SF's Star Fades Further as Cops Milk Filmmakers

Painted Ladies may go the way of Norma Desmond in Sunset Boulevard

You may be seeing even less of San Francisco's world-famous sights like the Golden Gate Bridge and the Transamerica pyramid on the silver screen thanks to increases in hourly fees for security on film sets from the San Francisco Police Department.

San Francisco has a long history as a backdrop for motion pictures, from Charlie Chaplin's heyday to Dirty Harry. But Oscar-nominated Milk, about the life of murdered gay rights activist and former city supervisor Harvey Milk, was the rare recent production filmed on the city's streets.

The SFPD is raising rates on officers hired to police outdoor film shoots more than five percent, with new rates starting at $97.50 an hour during the day for a uniformed motorcycle officer and up to $111 for a squad car after dark.

And it's not an optional expense -- depending on the size of the production and the necessity for traffic or crowd control, one or more officers may be required, a decision made by the local Film Commission and the SFPD.
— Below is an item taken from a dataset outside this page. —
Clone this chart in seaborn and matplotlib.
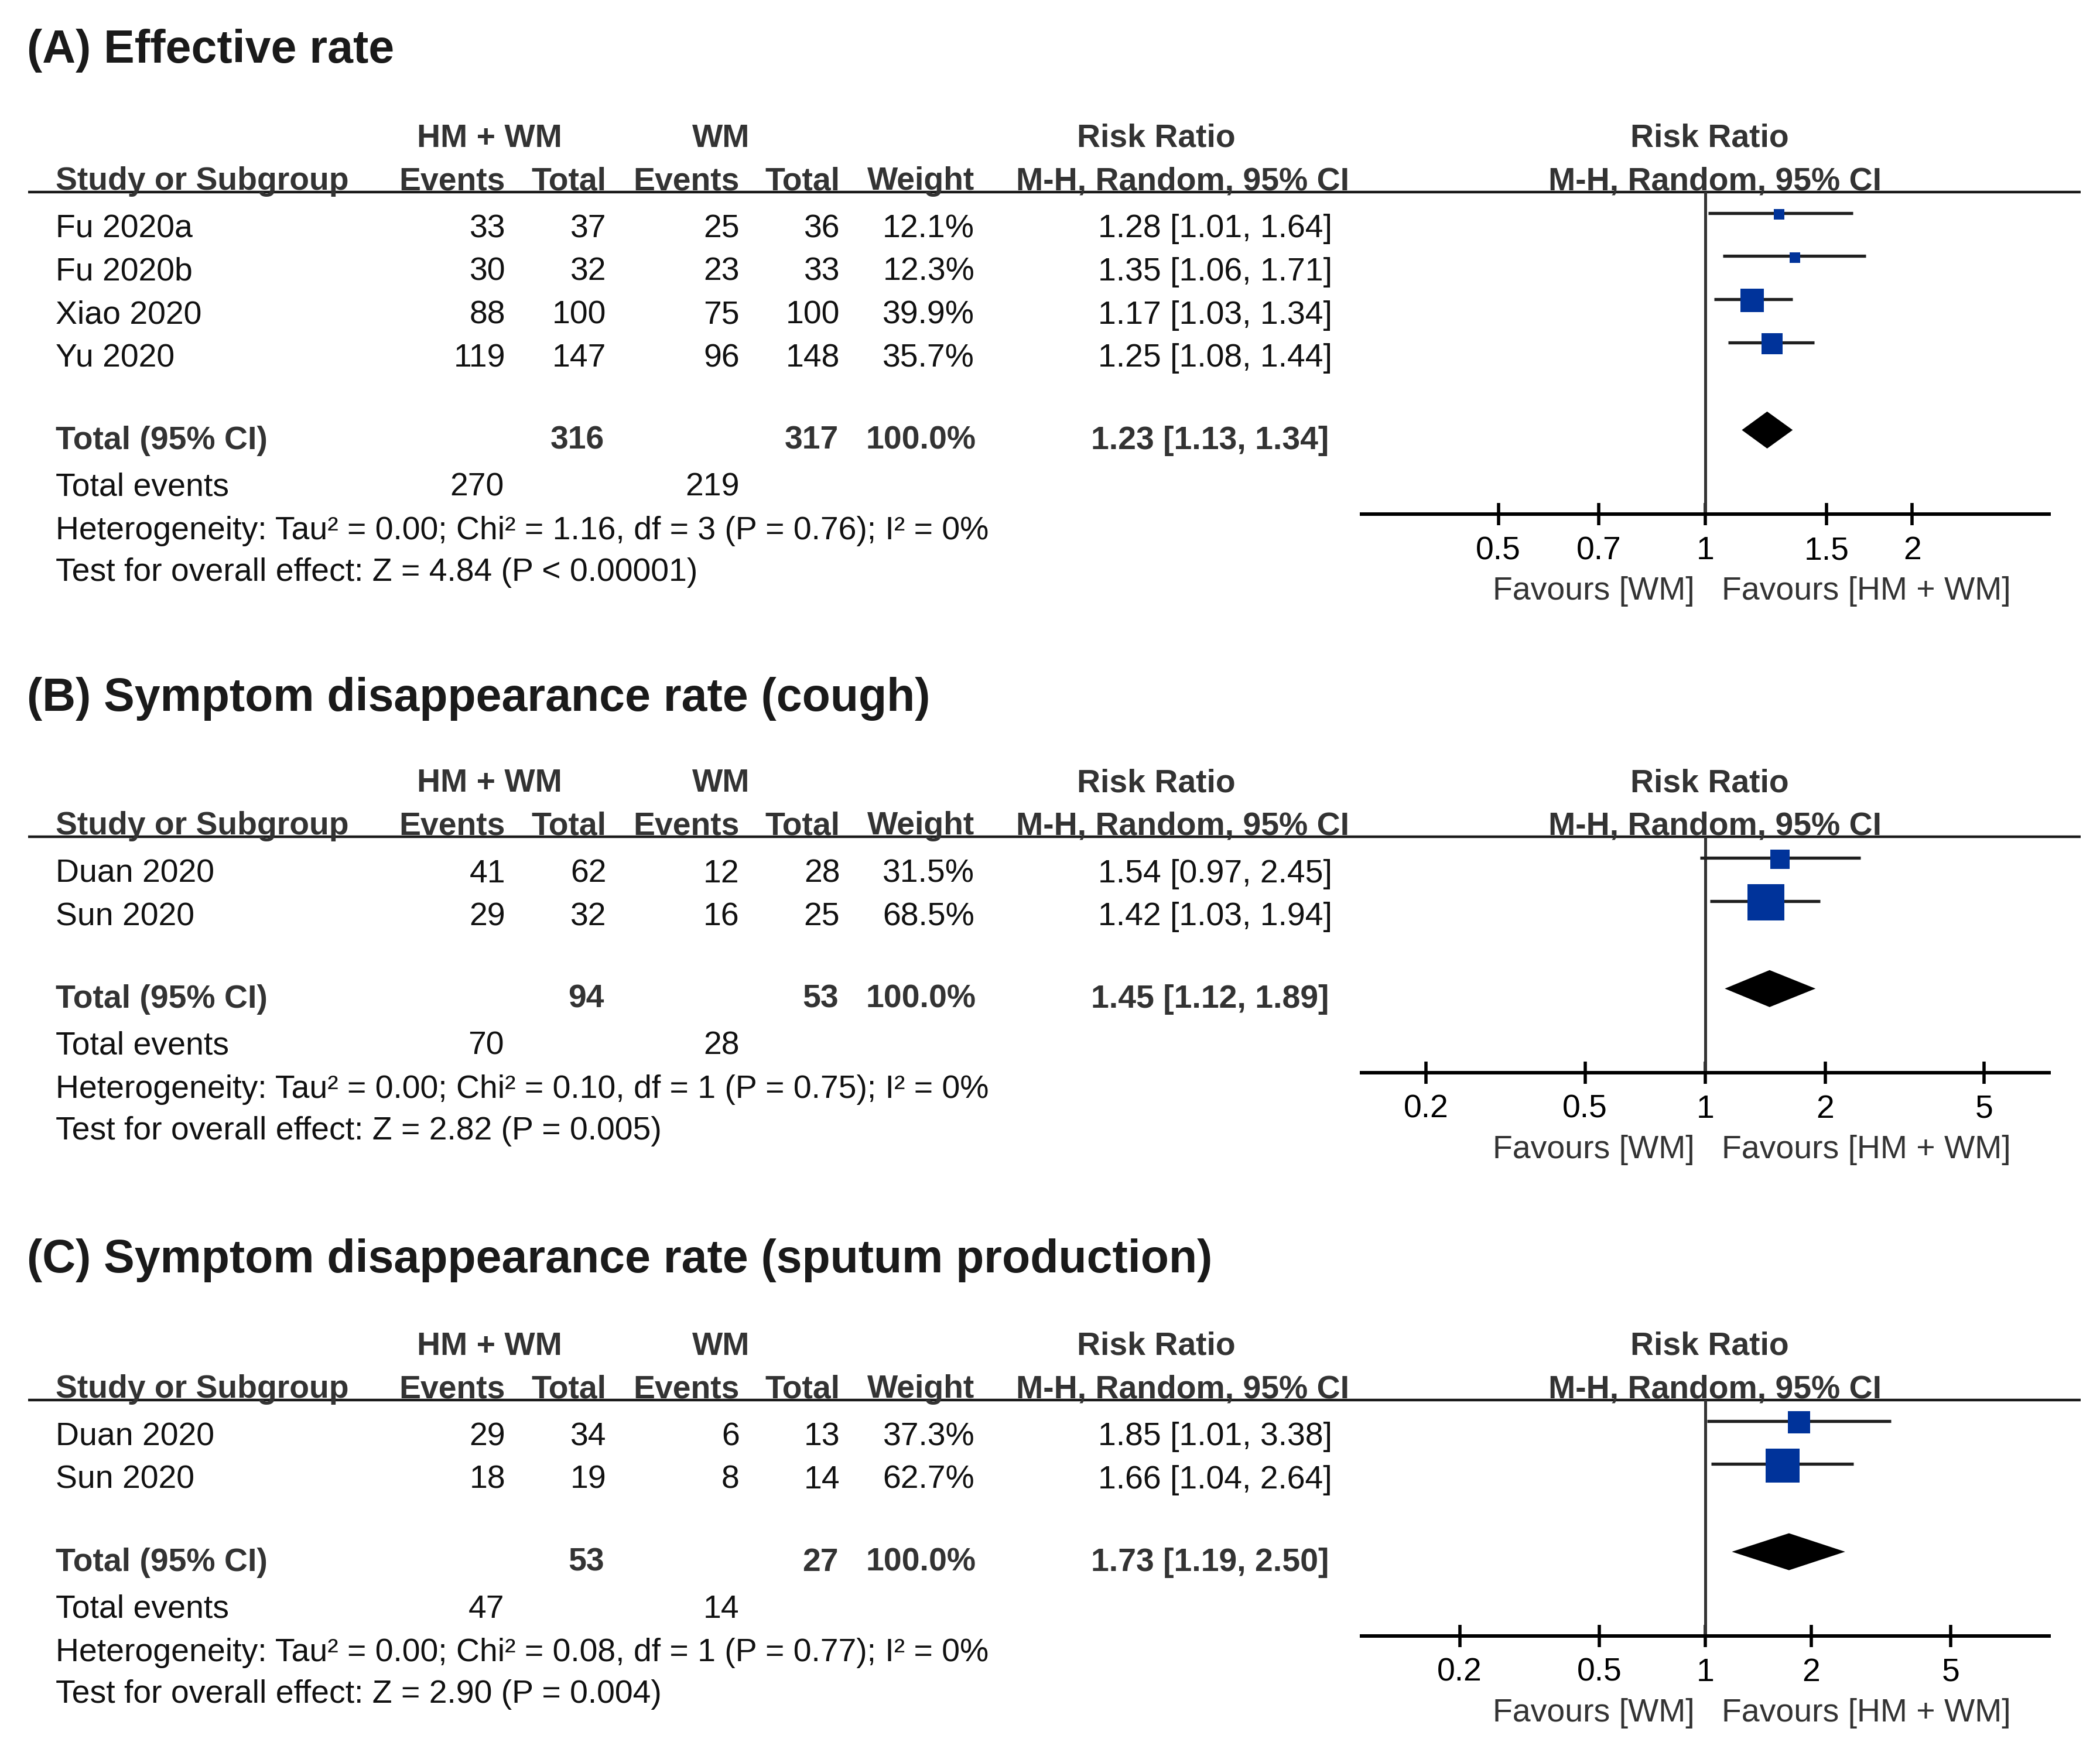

The increase also affects event organizers, meaning street festivals and outdoor concerts beloved by residents could also see increased costs.

Filmmakers have come up with creative ways to avoid the city -- the latest installment in the X-Men franchise was set in San Francisco, but no footage was actually shot in the city. Instead, scenes like the climax on the Golden Gate Bridge werepu assembled from photographs and sets built in Los Angeles, then combined through computer graphics.